Data block
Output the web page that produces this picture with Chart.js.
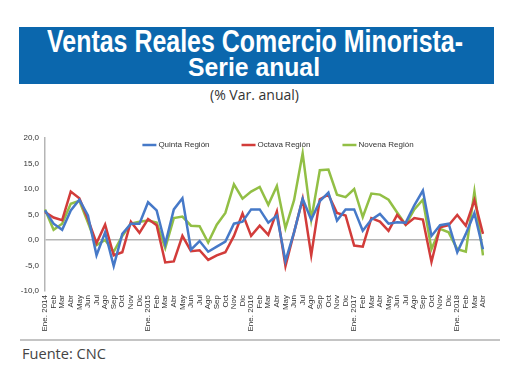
<!DOCTYPE html>
<html><head><meta charset="utf-8">
<script src="https://cdn.jsdelivr.net/npm/chart.js@4"></script>
<style>
html,body{margin:0;padding:0;background:#fff;width:520px;height:390px;overflow:hidden;position:relative;}
#banner{position:absolute;left:19px;top:27px;width:475px;height:57px;background:#0b67ad;}
.fit{position:absolute;white-space:nowrap;display:inline-block;transform-origin:0 0;}
#t1,#t2{color:#fff;font-family:"Liberation Sans Narrow","Liberation Sans",Arial,sans-serif;font-weight:bold;line-height:1;}
#t1{font-size:32px;top:25px;}
#t2{font-size:26px;top:54px;}
#sub{font-family:"Open Sans","Noto Sans",sans-serif;font-weight:400;font-size:14px;line-height:14px;color:#333;top:88px;}
#rule{position:absolute;left:20px;top:339px;width:480px;height:2px;background:#c4c4c4;}
#src{position:absolute;left:22px;top:345px;font-family:"Open Sans","Noto Sans",sans-serif;font-weight:400;font-size:15px;line-height:16px;color:#444;}
#wrap{position:absolute;left:0;top:125px;width:520px;height:214px;}
</style></head>
<body>
<div id="banner"></div>
<span id="t1" class="fit" data-w="416" data-cx="255">Ventas Reales Comercio Minorista-</span>
<span id="t2" class="fit" data-w="132" data-cx="254">Serie anual</span>
<span id="sub" class="fit" data-w="89" data-cx="254">(% Var. anual)</span>
<div id="rule"></div>
<div id="src" class="fit" data-w="84" data-left="22">Fuente: CNC</div>
<div id="wrap"><canvas id="c"></canvas></div>
<script>
const categories = ['Ene. 2014','Feb','Mar','Abr','May','Jun','Jul','Ago','Sep','Oct','Nov','Dic',
  'Ene. 2015','Feb','Mar','Abr','May','Jun','Jul','Ago','Sep','Oct','Nov','Dic',
  'Ene. 2016','Feb','Mar','Abr','May','Jun','Jul','Ago','Sep','Oct','Nov','Dic',
  'Ene. 2017','Feb','Mar','Abr','May','Jun','Jul','Ago','Sep','Oct','Nov','Dic',
  'Ene. 2018','Feb','Mar','Abr'];
const quinta = [5.8,3.2,2.0,5.8,7.9,4.8,-3.0,1.5,-5.1,1.2,3.2,3.2,
  7.4,5.8,-0.8,6.0,8.2,-1.9,-0.2,-2.3,-1.3,-0.3,3.2,3.6,
  6.0,6.0,3.4,4.8,-4.1,1.5,8.1,4.0,7.6,9.3,3.8,6.0,
  6.0,1.8,4.0,5.1,3.2,3.5,3.4,6.8,9.7,0.8,2.9,3.2,
  -2.4,1.2,5.3,-1.8];
const octava = [5.5,4.4,3.9,9.5,8.2,4.1,-0.6,3.0,-3.0,-2.4,3.6,1.4,
  4.1,2.9,-4.4,-4.2,0.8,-2.2,-2.0,-3.9,-3.0,-2.4,0.8,5.2,
  0.8,2.8,1.0,5.6,-5.1,1.5,8.1,-3.0,8.0,8.9,5.3,4.8,
  -1.1,-1.3,4.3,3.6,1.8,4.9,3.0,4.3,4.0,-4.3,2.5,2.9,
  4.9,2.8,7.8,1.2];
const novena = [6.0,2.0,3.2,7.1,7.7,3.4,-1.0,0.0,-2.3,0.8,3.2,3.6,
  3.8,3.4,-1.6,4.3,4.6,2.8,2.7,-0.5,3.0,5.3,10.9,8.1,
  9.5,10.4,6.9,10.6,2.3,7.8,17.0,4.0,13.7,13.8,8.9,8.4,
  10.0,4.5,9.1,8.9,7.9,5.4,3.0,6.0,7.9,-1.8,2.2,1.5,
  -1.8,-2.3,9.5,-3.0];
const seriesNames = ['Quinta Región','Octava Región','Novena Región'];
const yTicks = [-10,-5,0,5,10,15,20];

// fit texts horizontally
document.querySelectorAll('.fit').forEach(el=>{
  const w = el.getBoundingClientRect().width;
  const tw = +el.dataset.w;
  const s = tw / w;
  if (el.dataset.left) el.style.left = el.dataset.left + 'px';
  else el.style.left = (+el.dataset.cx - tw/2) + 'px';
  el.style.transform = 'scaleX(' + s + ')';
});

const colors = ['#4679c8','#d23c3a','#92bf45'];
const legendPlugin = {
  id:'legendOverlay',
  afterDraw(chart){
    const ctx = chart.ctx;
    ctx.save();
    ctx.font = '8px "Liberation Sans", Arial, sans-serif';
    ctx.textBaseline = 'middle';
    const lineLen = 14, gapT = 2, gapI = 32;
    const widths = seriesNames.map(n=>ctx.measureText(n).width);
    const total = widths.reduce((a,b)=>a+b,0) + 3*(lineLen+gapT) + 2*gapI;
    let x = 278 - total/2;
    const y = chart.chartArea.top + 7;
    seriesNames.forEach((n,i)=>{
      ctx.strokeStyle = colors[i]; ctx.lineWidth = 2.5;
      ctx.beginPath(); ctx.moveTo(x,y); ctx.lineTo(x+lineLen,y); ctx.stroke();
      x += lineLen + gapT;
      ctx.fillStyle = '#333';
      ctx.fillText(n, x, y);
      x += widths[i] + gapI;
    });
    ctx.restore();
  }
};

new Chart(document.getElementById('c'), {
  type:'line',
  data:{
    labels: categories,
    datasets:[quinta,octava,novena].map((d,i)=>({
      label: seriesNames[i], data: d, borderColor: colors[i], backgroundColor: colors[i],
      borderWidth: 2.5, pointRadius: 0, tension: 0, fill:false
    }))
  },
  options:{
    responsive:true, maintainAspectRatio:false, animation:false,
    layout:{padding:{left:0,right:37,top:13,bottom:0}},
    plugins:{legend:{display:false}, tooltip:{enabled:false}},
    scales:{
      x:{
        offset:false,
        grid:{display:false, drawTicks:false},
        border:{display:false},
        ticks:{autoSkip:false, maxRotation:90, minRotation:90, padding:4,
          color:'#333', font:{family:'"Liberation Sans", Arial, sans-serif', size:8}},
        afterFit(s){ s.height = 48; }
      },
      y:{
        min:-10, max:20,
        afterBuildTicks(s){ s.ticks = yTicks.map(v=>({value:v})); },
        grid:{drawTicks:false, color:(c)=> c.tick && c.tick.value===0 ? '#b5b5b5' : 'rgba(0,0,0,0)', lineWidth:1.5},
        border:{display:true, color:'#b5b5b5', width:1.5},
        ticks:{padding:6, color:'#333', font:{family:'"Liberation Sans", Arial, sans-serif', size:8},
          callback:(v)=> v.toFixed(1).replace('.',',')},
        afterFit(s){ s.width = 45; }
      }
    }
  },
  plugins:[legendPlugin]
});
</script>
</body></html>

Work to be completed
Leave every image out, and retype the material exactly.

Answer to this task
Output the web page that produces this picture with Chart.js.
<!DOCTYPE html>
<html><head><meta charset="utf-8">
<script src="https://cdn.jsdelivr.net/npm/chart.js@4"></script>
<style>
html,body{margin:0;padding:0;background:#fff;width:520px;height:390px;overflow:hidden;position:relative;}
#banner{position:absolute;left:19px;top:27px;width:475px;height:57px;background:#0b67ad;}
.fit{position:absolute;white-space:nowrap;display:inline-block;transform-origin:0 0;}
#t1,#t2{color:#fff;font-family:"Liberation Sans Narrow","Liberation Sans",Arial,sans-serif;font-weight:bold;line-height:1;}
#t1{font-size:32px;top:25px;}
#t2{font-size:26px;top:54px;}
#sub{font-family:"Open Sans","Noto Sans",sans-serif;font-weight:400;font-size:14px;line-height:14px;color:#333;top:88px;}
#rule{position:absolute;left:20px;top:339px;width:480px;height:2px;background:#c4c4c4;}
#src{position:absolute;left:22px;top:345px;font-family:"Open Sans","Noto Sans",sans-serif;font-weight:400;font-size:15px;line-height:16px;color:#444;}
#wrap{position:absolute;left:0;top:125px;width:520px;height:214px;}
</style></head>
<body>
<div id="banner"></div>
<span id="t1" class="fit" data-w="416" data-cx="255">Ventas Reales Comercio Minorista-</span>
<span id="t2" class="fit" data-w="132" data-cx="254">Serie anual</span>
<span id="sub" class="fit" data-w="89" data-cx="254">(% Var. anual)</span>
<div id="rule"></div>
<div id="src" class="fit" data-w="84" data-left="22">Fuente: CNC</div>
<div id="wrap"><canvas id="c"></canvas></div>
<script>
const categories = ['Ene. 2014','Feb','Mar','Abr','May','Jun','Jul','Ago','Sep','Oct','Nov','Dic',
  'Ene. 2015','Feb','Mar','Abr','May','Jun','Jul','Ago','Sep','Oct','Nov','Dic',
  'Ene. 2016','Feb','Mar','Abr','May','Jun','Jul','Ago','Sep','Oct','Nov','Dic',
  'Ene. 2017','Feb','Mar','Abr','May','Jun','Jul','Ago','Sep','Oct','Nov','Dic',
  'Ene. 2018','Feb','Mar','Abr'];
const quinta = [5.8,3.2,2.0,5.8,7.9,4.8,-3.0,1.5,-5.1,1.2,3.2,3.2,
  7.4,5.8,-0.8,6.0,8.2,-1.9,-0.2,-2.3,-1.3,-0.3,3.2,3.6,
  6.0,6.0,3.4,4.8,-4.1,1.5,8.1,4.0,7.6,9.3,3.8,6.0,
  6.0,1.8,4.0,5.1,3.2,3.5,3.4,6.8,9.7,0.8,2.9,3.2,
  -2.4,1.2,5.3,-1.8];
const octava = [5.5,4.4,3.9,9.5,8.2,4.1,-0.6,3.0,-3.0,-2.4,3.6,1.4,
  4.1,2.9,-4.4,-4.2,0.8,-2.2,-2.0,-3.9,-3.0,-2.4,0.8,5.2,
  0.8,2.8,1.0,5.6,-5.1,1.5,8.1,-3.0,8.0,8.9,5.3,4.8,
  -1.1,-1.3,4.3,3.6,1.8,4.9,3.0,4.3,4.0,-4.3,2.5,2.9,
  4.9,2.8,7.8,1.2];
const novena = [6.0,2.0,3.2,7.1,7.7,3.4,-1.0,0.0,-2.3,0.8,3.2,3.6,
  3.8,3.4,-1.6,4.3,4.6,2.8,2.7,-0.5,3.0,5.3,10.9,8.1,
  9.5,10.4,6.9,10.6,2.3,7.8,17.0,4.0,13.7,13.8,8.9,8.4,
  10.0,4.5,9.1,8.9,7.9,5.4,3.0,6.0,7.9,-1.8,2.2,1.5,
  -1.8,-2.3,9.5,-3.0];
const seriesNames = ['Quinta Región','Octava Región','Novena Región'];
const yTicks = [-10,-5,0,5,10,15,20];

// fit texts horizontally
document.querySelectorAll('.fit').forEach(el=>{
  const w = el.getBoundingClientRect().width;
  const tw = +el.dataset.w;
  const s = tw / w;
  if (el.dataset.left) el.style.left = el.dataset.left + 'px';
  else el.style.left = (+el.dataset.cx - tw/2) + 'px';
  el.style.transform = 'scaleX(' + s + ')';
});

const colors = ['#4679c8','#d23c3a','#92bf45'];
const legendPlugin = {
  id:'legendOverlay',
  afterDraw(chart){
    const ctx = chart.ctx;
    ctx.save();
    ctx.font = '8px "Liberation Sans", Arial, sans-serif';
    ctx.textBaseline = 'middle';
    const lineLen = 14, gapT = 2, gapI = 32;
    const widths = seriesNames.map(n=>ctx.measureText(n).width);
    const total = widths.reduce((a,b)=>a+b,0) + 3*(lineLen+gapT) + 2*gapI;
    let x = 278 - total/2;
    const y = chart.chartArea.top + 7;
    seriesNames.forEach((n,i)=>{
      ctx.strokeStyle = colors[i]; ctx.lineWidth = 2.5;
      ctx.beginPath(); ctx.moveTo(x,y); ctx.lineTo(x+lineLen,y); ctx.stroke();
      x += lineLen + gapT;
      ctx.fillStyle = '#333';
      ctx.fillText(n, x, y);
      x += widths[i] + gapI;
    });
    ctx.restore();
  }
};

new Chart(document.getElementById('c'), {
  type:'line',
  data:{
    labels: categories,
    datasets:[quinta,octava,novena].map((d,i)=>({
      label: seriesNames[i], data: d, borderColor: colors[i], backgroundColor: colors[i],
      borderWidth: 2.5, pointRadius: 0, tension: 0, fill:false
    }))
  },
  options:{
    responsive:true, maintainAspectRatio:false, animation:false,
    layout:{padding:{left:0,right:37,top:13,bottom:0}},
    plugins:{legend:{display:false}, tooltip:{enabled:false}},
    scales:{
      x:{
        offset:false,
        grid:{display:false, drawTicks:false},
        border:{display:false},
        ticks:{autoSkip:false, maxRotation:90, minRotation:90, padding:4,
          color:'#333', font:{family:'"Liberation Sans", Arial, sans-serif', size:8}},
        afterFit(s){ s.height = 48; }
      },
      y:{
        min:-10, max:20,
        afterBuildTicks(s){ s.ticks = yTicks.map(v=>({value:v})); },
        grid:{drawTicks:false, color:(c)=> c.tick && c.tick.value===0 ? '#b5b5b5' : 'rgba(0,0,0,0)', lineWidth:1.5},
        border:{display:true, color:'#b5b5b5', width:1.5},
        ticks:{padding:6, color:'#333', font:{family:'"Liberation Sans", Arial, sans-serif', size:8},
          callback:(v)=> v.toFixed(1).replace('.',',')},
        afterFit(s){ s.width = 45; }
      }
    }
  },
  plugins:[legendPlugin]
});
</script>
</body></html>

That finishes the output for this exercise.